23. It was nowhere the defence of plaintiff in the criminal complaint that she had not taken friendly loan of Rs. 1 lac or cheque was not issued in discharge of liability.
24. On the contrary, plaintiff admitted her liability and accordingly, paid cheque amount of Rs. 1 Lac to the defendant alongwith compensation of Rs.37,500/-.
25. Therefore, even if plaintiff stood acquitted vide judgment dated 19.08.2017 in a case under Section 138 of the NI Act, then also, he has got no cause of action to file the suit for recovery of Rs.1,37,500/as the said amount was paid by plaintiff to the defendant in discharge of his liability.”7
16. It is evident from the above extracts of the impugned judgment that the learned Trial Court has proceeded on the basis that the judgment of the learned MM did not contain any finding to the effect that the cheque in question was not issued in discharge of legally enforceable debt or liability. This finding itself is, as submitted on behalf of the appellant, in the teeth of the order of the learned MM. In fact, the learned MM had recorded a clear conclusion that the appellant herein had successfully rebutted the presumption that the cheque was issued in discharge of a legally enforceable debt or liability. That judgment has not been carried in appeal.
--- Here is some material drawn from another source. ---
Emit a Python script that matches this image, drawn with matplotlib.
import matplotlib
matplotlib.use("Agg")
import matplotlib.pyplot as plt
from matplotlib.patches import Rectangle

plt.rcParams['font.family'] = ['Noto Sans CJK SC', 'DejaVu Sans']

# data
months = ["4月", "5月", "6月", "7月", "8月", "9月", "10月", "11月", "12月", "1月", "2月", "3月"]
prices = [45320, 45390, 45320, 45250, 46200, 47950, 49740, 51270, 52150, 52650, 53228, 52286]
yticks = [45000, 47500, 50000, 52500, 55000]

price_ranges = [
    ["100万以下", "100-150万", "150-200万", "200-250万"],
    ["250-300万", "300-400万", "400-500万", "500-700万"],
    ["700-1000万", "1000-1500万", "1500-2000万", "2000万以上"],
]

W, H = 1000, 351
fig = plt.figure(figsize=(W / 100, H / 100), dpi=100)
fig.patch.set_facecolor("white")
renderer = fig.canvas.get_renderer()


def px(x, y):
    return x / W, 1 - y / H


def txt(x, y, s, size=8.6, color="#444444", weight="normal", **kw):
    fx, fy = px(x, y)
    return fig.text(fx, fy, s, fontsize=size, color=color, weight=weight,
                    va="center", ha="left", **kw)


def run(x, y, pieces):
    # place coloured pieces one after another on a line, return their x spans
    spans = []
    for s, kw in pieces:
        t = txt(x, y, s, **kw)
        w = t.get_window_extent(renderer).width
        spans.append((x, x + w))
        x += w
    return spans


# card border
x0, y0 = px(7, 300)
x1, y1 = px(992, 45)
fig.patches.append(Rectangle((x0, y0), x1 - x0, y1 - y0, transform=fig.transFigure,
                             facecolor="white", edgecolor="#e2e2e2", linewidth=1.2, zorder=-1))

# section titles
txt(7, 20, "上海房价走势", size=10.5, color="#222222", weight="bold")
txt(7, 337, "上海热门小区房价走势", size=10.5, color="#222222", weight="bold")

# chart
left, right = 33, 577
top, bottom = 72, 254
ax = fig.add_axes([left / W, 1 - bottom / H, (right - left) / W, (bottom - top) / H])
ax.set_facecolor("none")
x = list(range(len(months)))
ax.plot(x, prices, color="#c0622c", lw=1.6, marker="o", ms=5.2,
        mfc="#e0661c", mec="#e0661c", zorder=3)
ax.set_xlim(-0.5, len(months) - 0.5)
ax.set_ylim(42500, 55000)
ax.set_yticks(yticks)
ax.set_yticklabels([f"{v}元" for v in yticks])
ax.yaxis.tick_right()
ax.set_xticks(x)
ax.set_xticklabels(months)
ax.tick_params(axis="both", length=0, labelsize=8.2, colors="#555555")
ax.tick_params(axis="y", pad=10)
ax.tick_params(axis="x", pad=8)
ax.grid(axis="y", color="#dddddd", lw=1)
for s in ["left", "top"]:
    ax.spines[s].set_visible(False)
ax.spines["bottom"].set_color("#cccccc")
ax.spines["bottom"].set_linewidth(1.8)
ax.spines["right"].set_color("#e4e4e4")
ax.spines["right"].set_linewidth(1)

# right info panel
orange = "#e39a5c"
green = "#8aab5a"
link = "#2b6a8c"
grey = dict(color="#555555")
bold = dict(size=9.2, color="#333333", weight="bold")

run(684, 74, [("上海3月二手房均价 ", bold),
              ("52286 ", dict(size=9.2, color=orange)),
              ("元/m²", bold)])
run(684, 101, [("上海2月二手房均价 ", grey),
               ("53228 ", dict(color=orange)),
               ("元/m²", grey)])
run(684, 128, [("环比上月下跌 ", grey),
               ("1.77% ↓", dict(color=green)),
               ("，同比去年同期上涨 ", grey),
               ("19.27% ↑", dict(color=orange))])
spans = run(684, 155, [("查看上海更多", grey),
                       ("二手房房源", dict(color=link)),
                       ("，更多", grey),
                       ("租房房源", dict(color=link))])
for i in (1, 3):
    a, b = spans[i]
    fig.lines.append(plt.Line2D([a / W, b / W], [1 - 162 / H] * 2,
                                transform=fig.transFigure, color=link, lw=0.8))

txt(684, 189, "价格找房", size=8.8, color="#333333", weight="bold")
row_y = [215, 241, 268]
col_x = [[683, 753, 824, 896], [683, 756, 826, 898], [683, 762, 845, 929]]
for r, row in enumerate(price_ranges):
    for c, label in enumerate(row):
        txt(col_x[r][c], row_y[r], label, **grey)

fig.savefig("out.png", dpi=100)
17. To this extent, the rejection of a plaint, at the threshold, on the basis of this reading of the judgment of the learned MM cannot be sustained. Other than the aforesaid judgment, the learned Trial Court could not, at the stage of Order VII Rule 11 of the CPC, render a conclusive finding as to the appellant’s liability under the cheque in question. The learned Trial Court was required to confine its analysis to the plaint and documents annexed therewith. The impugned judgment, however, renders a finding which is contrary to these pleadings and documents, and instead appears to accept the defence taken by the respondent in the written statement. Such a course was not open to the learned Trial Court under Order VII Rule 11 of the CPC.
18. The learned Trial Court has also rendered a finding in the impugned judgment that the suit was barred by limitation, as the amount of Rs. 1,37,500/- was paid by the appellant to the respondent on 28.08.2009, but the suit was filed only on 01.12.2017. The learned Trial Court has however not examined in this context, whether the cause of action in favour of the appellant was established even prior to the judgment of the learned MM dated 19.08.2017, recording the aforesaid findings in respect of the presumption with regard to discharge of a legal debt or liability. Once the judgment of the learned MM is taken in the correct perspective, it is evident that the issue of limitation would also have to be reconsidered.
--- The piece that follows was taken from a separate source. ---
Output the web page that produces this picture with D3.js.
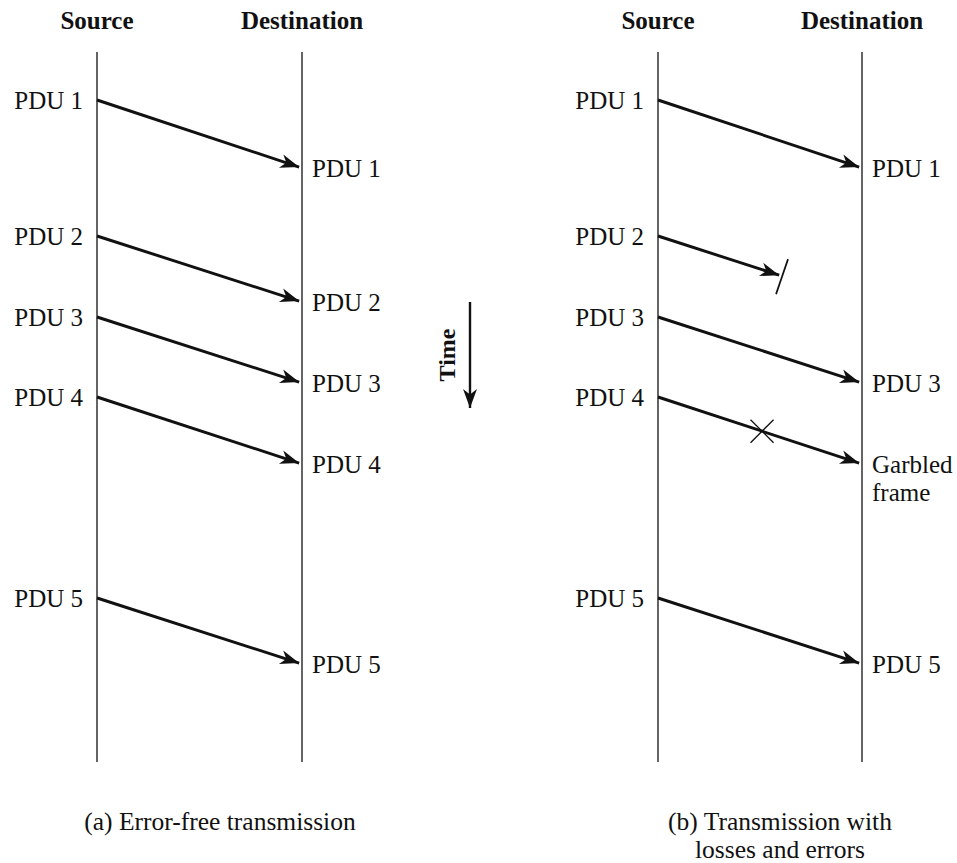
<!DOCTYPE html>
<html>
<head>
<meta charset="utf-8">
<script src="https://cdn.jsdelivr.net/npm/d3@7"></script>
<style>
  body { margin: 0; background: #fff; }
  svg { display: block; }
  text { font-family: "Liberation Serif", "Times New Roman", serif; fill: #111; }
</style>
</head>
<body>
<div id="chart"></div>
<script>
// data: time units along the vertical axis
const pduLabels = ["PDU 1", "PDU 2", "PDU 3", "PDU 4", "PDU 5"];
const sendTimes = [4.8, 18.4, 26.5, 34.5, 54.6];
const arriveTimes = [11.6, 25.0, 33.1, 41.2, 61.2];
const outcomesA = ["ok", "ok", "ok", "ok", "ok"];
const outcomesB = ["ok", "lost", "ok", "garbled", "ok"];
const lossFraction = 0.608;   // share of the path PDU 2 travels before it is lost
const errorFraction = 0.51;   // where PDU 4 gets hit
const garbledText = ["Garbled", "frame"];
const endpointTitles = ["Source", "Destination"];
const captionA = ["(a) Error-free transmission"];
const captionB = ["(b) Transmission with", "losses and errors"];
const timeSpan = [0, 71];
const timeArrowSpan = [25, 35.9];

const width = 957, height = 863;
const panels = [
    { src: 97, dst: 302, outcomes: outcomesA, caption: captionA, capX: 220 },
    { src: 658, dst: 862, outcomes: outcomesB, caption: captionB, capX: 780 }
];

const svg = d3.select('#chart').append('svg')
    .attr('width', width)
    .attr('height', height);

const defs = svg.append('defs');
defs.append('marker')
    .attr('id', 'head')
    .attr('viewBox', '-21 -9 22 18')
    .attr('markerUnits', 'userSpaceOnUse')
    .attr('markerWidth', 22)
    .attr('markerHeight', 18)
    .attr('refX', 0)
    .attr('refY', 0)
    .attr('orient', 'auto')
    .append('path')
    .attr('d', 'M0,0 L-19,-7 L-13.5,0 L-19,7 Z')
    .attr('fill', '#111');

const yScale = d3.scaleLinear().domain(timeSpan).range([52, 762]);

const rows = pduLabels.map((label, i) => ({ label, send: sendTimes[i], arrive: arriveTimes[i] }));

panels.forEach(p => {
    const xScale = d3.scaleLinear().domain([0, 1]).range([p.src, p.dst]);
    const g = svg.append('g');

    // lifelines
    g.selectAll('.lifeline')
        .data([0, 1])
        .enter()
        .append('line')
        .attr('class', 'lifeline')
        .attr('x1', d => xScale(d))
        .attr('x2', d => xScale(d))
        .attr('y1', yScale(timeSpan[0]))
        .attr('y2', yScale(timeSpan[1]))
        .attr('stroke', '#111')
        .attr('stroke-width', 1.3);

    g.selectAll('.title')
        .data(endpointTitles)
        .enter()
        .append('text')
        .attr('class', 'title')
        .attr('x', (d, i) => xScale(i))
        .attr('y', 29)
        .attr('text-anchor', 'middle')
        .style('font-size', '25px')
        .style('font-weight', 'bold')
        .text(d => d);

    const msgs = rows.map((r, i) => Object.assign({}, r, { outcome: p.outcomes[i] }));

    // arrows
    msgs.forEach(m => {
        const frac = m.outcome === 'lost' ? lossFraction : 1;
        const x1 = xScale(0), y1 = yScale(m.send);
        const x2 = xScale(frac), y2 = yScale(m.send + (m.arrive - m.send) * frac);
        const len = Math.hypot(x2 - x1, y2 - y1);
        const ux = (x2 - x1) / len, uy = (y2 - y1) / len;
        g.append('line')
            .attr('x1', x1).attr('y1', y1)
            .attr('x2', x2 - ux * 3).attr('y2', y2 - uy * 3)
            .attr('stroke', '#111')
            .attr('stroke-width', 2.9)
            .attr('marker-end', 'url(#head)');

        if (m.outcome === 'lost') {
            g.append('line')
                .attr('x1', x2 + 6).attr('y1', y2 - 17)
                .attr('x2', x2 - 6).attr('y2', y2 + 18)
                .attr('stroke', '#111')
                .attr('stroke-width', 1.7);
        }
        if (m.outcome === 'garbled') {
            const cx = xScale(errorFraction);
            const cy = yScale(m.send + (m.arrive - m.send) * errorFraction);
            [[-1, -1, 1, 1], [-1, 1, 1, -1]].forEach(s => {
                g.append('line')
                    .attr('x1', cx + s[0] * 11.5).attr('y1', cy + s[1] * 11.5)
                    .attr('x2', cx + s[2] * 11.5).attr('y2', cy + s[3] * 11.5)
                    .attr('stroke', '#111')
                    .attr('stroke-width', 1.3);
            });
        }
    });

    // labels
    g.selectAll('.src-label')
        .data(msgs)
        .enter()
        .append('text')
        .attr('class', 'src-label')
        .attr('x', xScale(0) - 14)
        .attr('y', d => yScale(d.send) + 9)
        .attr('text-anchor', 'end')
        .style('font-size', '25px')
        .text(d => d.label);

    g.selectAll('.dst-label')
        .data(msgs.filter(d => d.outcome !== 'lost'))
        .enter()
        .append('text')
        .attr('class', 'dst-label')
        .attr('x', xScale(1) + 10)
        .attr('y', d => yScale(d.arrive) + 9)
        .style('font-size', '25px')
        .each(function(d) {
            const t = d3.select(this);
            const lines = d.outcome === 'garbled' ? garbledText : [d.label];
            lines.forEach((s, i) => {
                t.append('tspan')
                    .attr('x', xScale(1) + 10)
                    .attr('dy', i === 0 ? 0 : 28)
                    .text(s);
            });
        });

    // caption
    g.append('text')
        .attr('x', p.capX)
        .attr('y', 830)
        .attr('text-anchor', 'middle')
        .style('font-size', '25.5px')
        .selectAll('tspan')
        .data(p.caption)
        .enter()
        .append('tspan')
        .attr('x', p.capX)
        .attr('dy', (d, i) => i === 0 ? 0 : 28)
        .text(d => d);
});

// time arrow between the panels
svg.append('line')
    .attr('x1', 470).attr('x2', 470)
    .attr('y1', yScale(timeArrowSpan[0]))
    .attr('y2', yScale(timeArrowSpan[1]) - 3)
    .attr('stroke', '#111')
    .attr('stroke-width', 2.4)
    .attr('marker-end', 'url(#head)');

svg.append('text')
    .attr('transform', `translate(455,${yScale(30.3)}) rotate(-90)`)
    .attr('text-anchor', 'middle')
    .style('font-size', '24px')
    .style('font-weight', 'bold')
    .text('Time');
</script>
</body>
</html>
19. For the reasons aforesaid, the appeal is allowed, and the impugned judgment dated 03.09.2019 is set aside. CS No. 1355/2017, alongwith the application filed by the respondent under Order VII Rule 11 of the CPC, is restored to the file of the learned Trial Court for fresh consideration in terms of this judgment.
20. It is made clear that the observations contained in this order are only for the purpose of disposal of this appeal, on the principles applicable under Order VII Rule 11 of the CPC.
21. The parties will appear before the learned Principal District and Sessions Judge (West), Tis Hazari Court, or the Court assigned by him, on 16.12.2024.